There’s nothing remotely Cubitt-inspired about Dorking’s football ground. The influences here are the needs of the Isthmian League, one notch higher up the pecking order than the club’s present status, the club leaving the Isthmian League when that competition disbanded their Division Two at the end of the 2005/6 season. What’s left is a gorgeous 200 seat stand dating from the ground’s opening in 1956, and shallow terracing on most of the other sides. On the far side there’s the asbestos and concrete covered enclosure seen at so many Isthmian League grounds. It’s slowly being grasped by the ivy, but the club badge can still be seen, the famous Dorking chicken, popular on Victorian dining tables, and identifiable from the breed having five claws rather than the normal four.

I strolled into the clubhouse to read my programme and found the club stalwarts setting up a portable television to watch the closing stages of Tottenham Hotspur’s Europa League game. I ruefully spotted the frame where the projector-style set once stood. Still the welcome was effusive, and for once the game lived up to the surroundings, even of there was a caveat of sorts!

When copying down the line-ups outside the referee’s room I’d managed to hear the Dorking manager’s team talk; it does help when someone has punched a hole in the door! Two words were used a lot. One I can’t repeat here, but I’m sure you can guess; the other was naivety. There was no trace of that though straight after kick off, as Dorking raced into a two goal lead and it wasn’t for some appalling finishing it could have been double that at half time.

Molesey looked a far better team in the second half, but what happened next….well imagine you are the referee, what would you do? The Dorking defence didn’t clear the ball properly and so Arnold Tawonezui attempted to lob the keeper, Kieran Campbell. Campbell could only push the ball up and back, so the ball slowly dropped down into the……and that’s when the floodlights failed!The goal was given, although the Dorking management undoubtedly had a point when they wondered how the officials managed to see the ball cross the line!

It became obvious that this wasn’t a simple case of floodlight failure as the darkness extended to many of the surrounding streets. Nevertheless, the lights had to be allowed to cool down before re-lighting but during the 15 minute wait I discovered a wonderful piece of football ground design.
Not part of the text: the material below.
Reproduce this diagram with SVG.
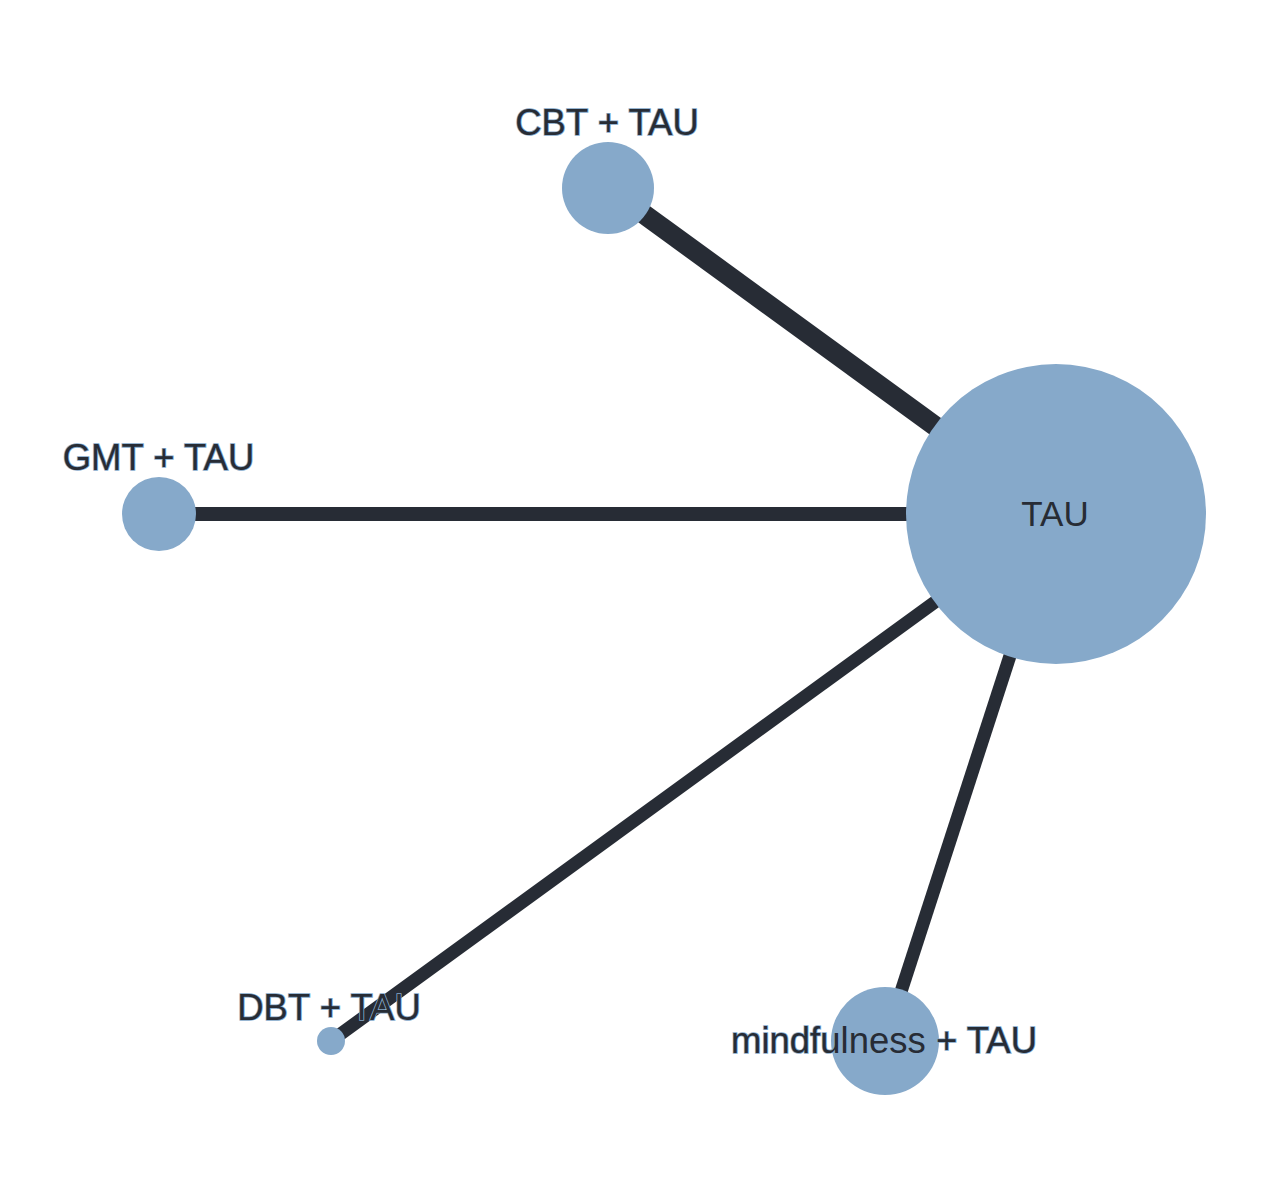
<svg xmlns="http://www.w3.org/2000/svg" width="1269" height="1200" viewBox="0 0 1269 1200">
<style>
.edge{stroke:#272c35;stroke-linecap:butt;fill:none}
.node{fill:#86a9ca}
.lbl{font-family:"Liberation Sans",Arial,Helvetica,sans-serif;font-size:36.5px;fill:#272c35;stroke:#86a9ca;stroke-width:1.6;paint-order:stroke;text-anchor:middle}
.in{stroke:none;font-size:35px}
</style>
<rect width="1269" height="1200" fill="#ffffff"/>
<g id="edges">
<line class="edge" x1="608" y1="188" x2="1056" y2="514" stroke-width="20"/>
<line class="edge" x1="159" y1="514" x2="1056" y2="514" stroke-width="14"/>
<line class="edge" x1="331" y1="1041" x2="1056" y2="514" stroke-width="13"/>
<line class="edge" x1="885" y1="1041" x2="1056" y2="514" stroke-width="13"/>
</g>
<g id="node-tau">
<circle class="node" cx="1056" cy="514" r="150"/>
<text class="lbl in" x="1055" y="526">TAU</text>
</g>
<g id="node-cbt">
<circle class="node" cx="608" cy="188" r="46"/>
<text class="lbl" x="607" y="135">CBT + TAU</text>
</g>
<g id="node-gmt">
<circle class="node" cx="159" cy="514" r="37"/>
<text class="lbl" x="158.5" y="470">GMT + TAU</text>
</g>
<g id="node-dbt">
<circle class="node" cx="331" cy="1041" r="14"/>
<text class="lbl" x="329" y="1020">DBT + TAU</text>
</g>
<g id="node-mindfulness">
<circle class="node" cx="885" cy="1041" r="54"/>
<text class="lbl" x="884" y="1053">mindfulness + TAU</text>
</g>
</svg>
Yes, the gents is designed so you needn’t miss the action, complete with paper towels to wipe away the condensation!

After the re-start Molesey carried on what they’d started, centre half Moses Spencer half heading, half bundling home from a corner, to give parity that looked barely plausible just before half time. Dorking’s naivety suddenly was lost, and they won the game with a twenty-yard screamer from Tommy Harper that seemed out-of-place with the charming errors it followed.

I travelled home, dropping off a fellow hopper on the way, and why on earth I’d waited so long to pay them a visit. It really is a gem.